The top financial officer at Lake Michigan Carferry, the operator of the historic steamship SS Badger, has admitting to defrauding the company of at least $550,000 from 2007 to 2018. 

Paul Piper, the ferry company's former financial controller, has admitted that he used the firm's checkbook to write checks to two of his side businesses and to himself. He forged signatures of the firm's owners in order to carry out the fraud, and he falsified his own personal tax returns in order to hide it. 

Piper is the owner of an accounting practice and a coffee shop located in the same building. Using Carferry's remote accounting system, Piper was able to print unauthorized checks made out to himself, his coffee shop and his accounting business on his own printer. 

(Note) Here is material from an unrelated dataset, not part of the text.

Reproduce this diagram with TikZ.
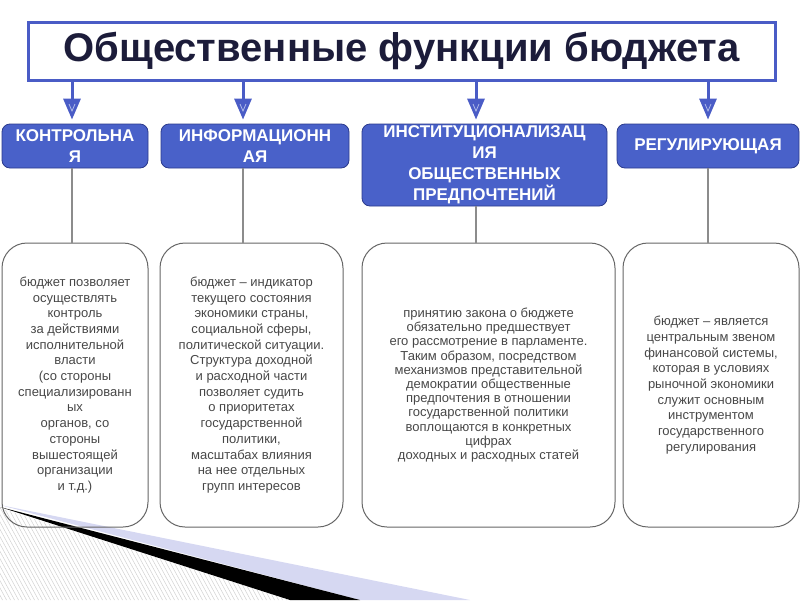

According to prosecutors, Piper would then delete the name of his firm from the check-writing window in the electronic accounting system and would insert the name of various insurance companies instead. The charges would appear in the insurance expense column of the firm's general ledger. On other occasions, he would simply write himself a check for accounting services that were not performed. Over the course of 11 years, these fraudulent charges came to about $550,000. 

Piper has pleaded guilty to bank fraud and filing a false tax return. The maximum sentence for the fraud charge is up to 30 years in prison, though alternatives include five years of supervised release and a fine equal to twice the loss. He has agreed to forfeit $550,000 for the fraud and will pay restitution of about $360,000 to the IRS.

The SS Badger is the largest car ferry on Lake Michigan and the only coal-fired ro/pax steamship still operating in the United States. SS Badger runs a commercial route between Ludington, Michigan and Manitowoc, Wisconsin from late spring through the fall, serving passengers, cars and heavy trucks.